В своих воспоминаниях она говорит о В. Г. Черткове как о неприветливом, высокомерном, малообразованном, часто грубом человеке с выпуклыми и холодными глазами, с презрительной по отношению к окружающим манерой держать себя, человеке, жизнь которого противоречит проповедуемым им принципам, видит в нем «неприятного, глумящегося надо мной барина», «что-то среднее между Нехлюдовым и Вронским». Она подчеркивает ту особенность характера В. Г. Черткова, на которую обращает внимание и В. Ф. Булгаков: внешнее «пуританское» благочестие и поразительная способность при этом иронизировать и даже глумиться над самыми серьезными темами и превращать самые важные вопросы в предмет пустых, но нравоучительных разговоров, которым подобострастно внимают окружающие В. Г. Черткова люди. «Холодная добродетель», связанная с откровенным фарисейством, и в то же время гарантии материальной независимости со стороны матери, позволяющие В. Г. Черткову не признавать денег, – очень точная и важная характеристика[925]. Об этой же стороне личности В. Г. Черткова свидетельствует и письмо его долголетнего соратника А. М. Хирьякова, который уже в 1918 г. призывал Черткова излечиться от презрения к людям, не согласным с ним[926].

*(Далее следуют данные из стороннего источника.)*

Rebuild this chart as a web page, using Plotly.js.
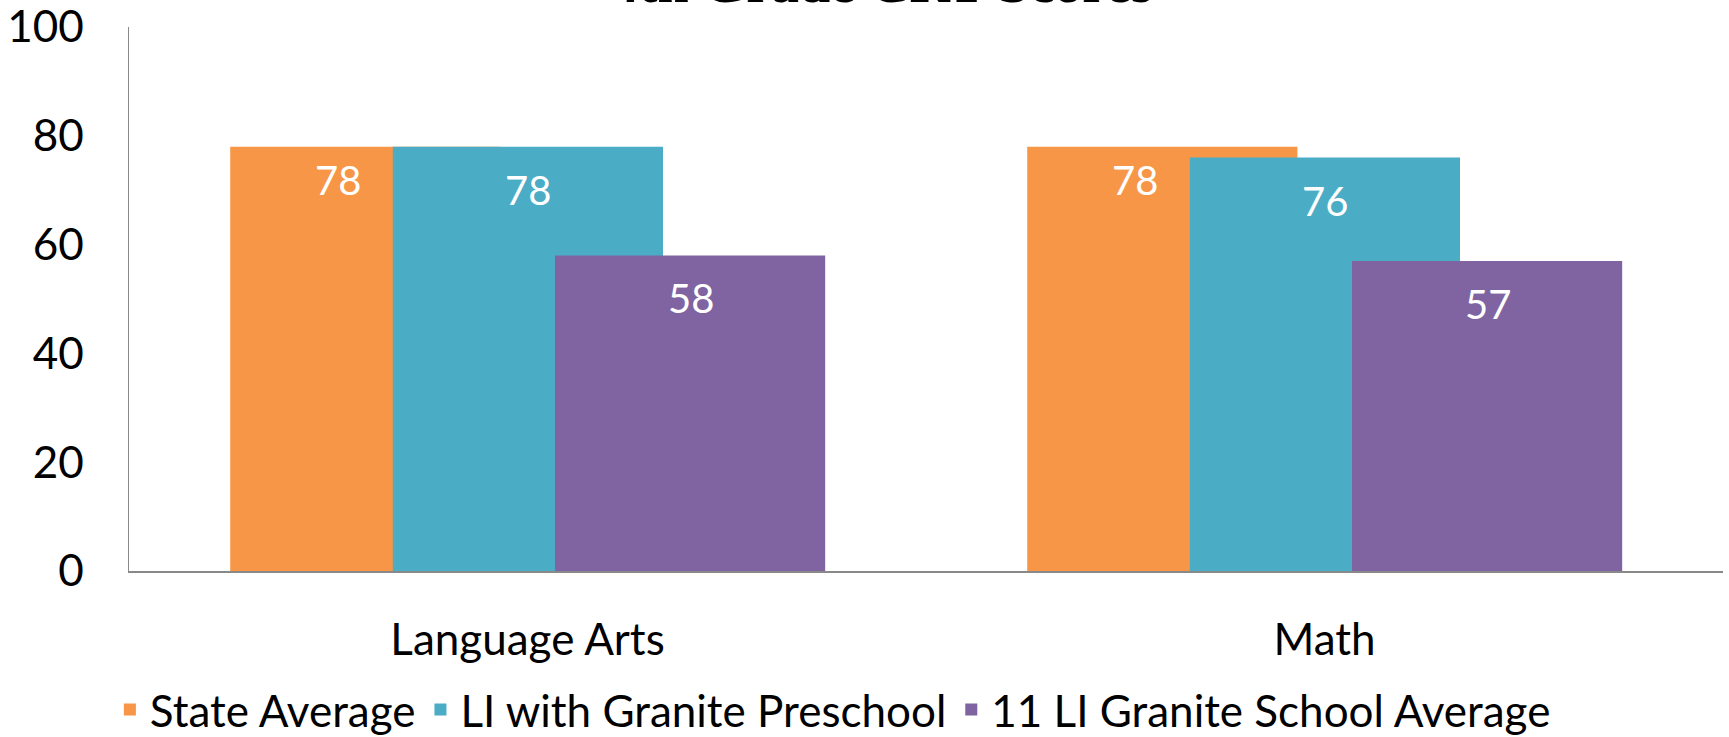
<!DOCTYPE html>
<html>
<head>
<meta charset="utf-8">
<script src="https://cdn.plot.ly/plotly-3.0.1.min.js"></script>
<style>html,body{margin:0;padding:0;background:#fff;}#chart{width:1729px;height:737px;}</style>
</head>
<body>
<div id="chart"></div>
<script>
// ---- data ----
const categories = ["Language Arts", "Math"];
const seriesNames = ["State Average", "LI with Granite Preschool", "11 LI Granite School Average"];
const stateAverage = [78, 78];
const liWithPreschool = [78, 76];
const liSchoolAverage = [58, 57];
const yTicks = [0, 20, 40, 60, 80, 100];
const chartTitle = "4th Grade CRT Scores";

// ---- style ----
const colors = ["#F79646", "#4BACC6", "#8064A2"];
const barWidth = 0.339;
const barOffsets = [-0.373, -0.169, 0.0345];
const labelShift = [-0.238, 0.0, 0.205];
const labelDrop = [-33, -43, -43];
const FONT = "Lato, 'Open Sans', sans-serif";

const seriesValues = [stateAverage, liWithPreschool, liSchoolAverage];

const traces = seriesValues.map((vals, k) => ({
  type: "bar",
  name: seriesNames[k],
  x: categories,
  y: vals,
  width: barWidth,
  offset: barOffsets[k],
  marker: {color: colors[k], line: {width: 0}},
  hoverinfo: "x+y+name"
}));

const annotations = [];
seriesValues.forEach((vals, k) => {
  vals.forEach((v, i) => {
    annotations.push({
      x: i + labelShift[k], xref: "x",
      y: v, yref: "y",
      yshift: labelDrop[k],
      text: String(v),
      showarrow: false,
      xanchor: "center", yanchor: "middle",
      font: {family: FONT, size: 40, color: "#ffffff"}
    });
  });
});

const layout = {
  width: 1729, height: 737,
  margin: {l: 129, r: 6, t: 27, b: 166, autoexpand: false},
  paper_bgcolor: "#ffffff", plot_bgcolor: "#ffffff",
  barmode: "overlay",
  showlegend: true,
  title: {
    text: chartTitle,
    font: {family: "'Liberation Serif', 'Times New Roman', serif", size: 56, color: "#000", weight: "bold"},
    x: 0.51, xref: "container", xanchor: "center",
    y: 0.997, yref: "container", yanchor: "bottom"
  },
  xaxis: {
    type: "category",
    range: [-0.5, 1.5],
    showline: true, linecolor: "#898989", linewidth: 2,
    showgrid: false, zeroline: false, ticks: "",
    ticklabelstandoff: 29,
    tickfont: {family: FONT, size: 44, color: "#000"}
  },
  yaxis: {
    range: [0, 100],
    tickvals: yTicks,
    ticktext: yTicks.map(String),
    showline: true, linecolor: "#898989", linewidth: 1.5,
    showgrid: false, zeroline: false, ticks: "",
    ticklabelstandoff: 35,
    ticklabeloverflow: "allow",
    tickfont: {family: FONT, size: 44, color: "#000"}
  },
  legend: {
    orientation: "h",
    x: -0.012, xanchor: "left",
    y: -0.2555, yanchor: "middle",
    font: {family: FONT, size: 44, color: "#000"},
    traceorder: "normal",
    itemclick: false, itemdoubleclick: false
  },
  annotations: annotations
};

Plotly.newPlot("chart", traces, layout, {displayModeBar: false, staticPlot: true});
</script>
</body>
</html>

Эта поистине роковая черта характера В. Черткова особенно важна в понимании трагедии Толстого. В конечном счете именно его способность расчетливо и отстраненно взирать на человеческое страдание, стремление преследовать личные интересы, пусть далеко не всегда именно материальные, представляет, с точки зрения В. Ф. Булгакова, истинную разгадку «и личности, и тактики Черткова». И подтверждается эта точка зрения поступками В. Г. Черткова, которые трудно понять просто по-человечески: еще до утверждения завещания Толстого судом, полагая, что рукописи Толстого принадлежат теперь только ему, Чертков, не желая терять ни одного дня, 8 ноября 1910 г., т. е. на следующий день после смерти писателя, возвращается (на один день раньше С. А. Толстой, следовавшей за гробом мужа) в «бесхозную» Ясную Поляну и производит в бывшей рабочей комнате Толстого форменный обыск, не брезгуя «шарить» даже за портретами на стенах и книгами на полках, «не осталось ли там каких-нибудь бумаг, чего-нибудь относящегося к последней воле Толстого, нового проекта завещания, быть может, храни Боже?!»[927]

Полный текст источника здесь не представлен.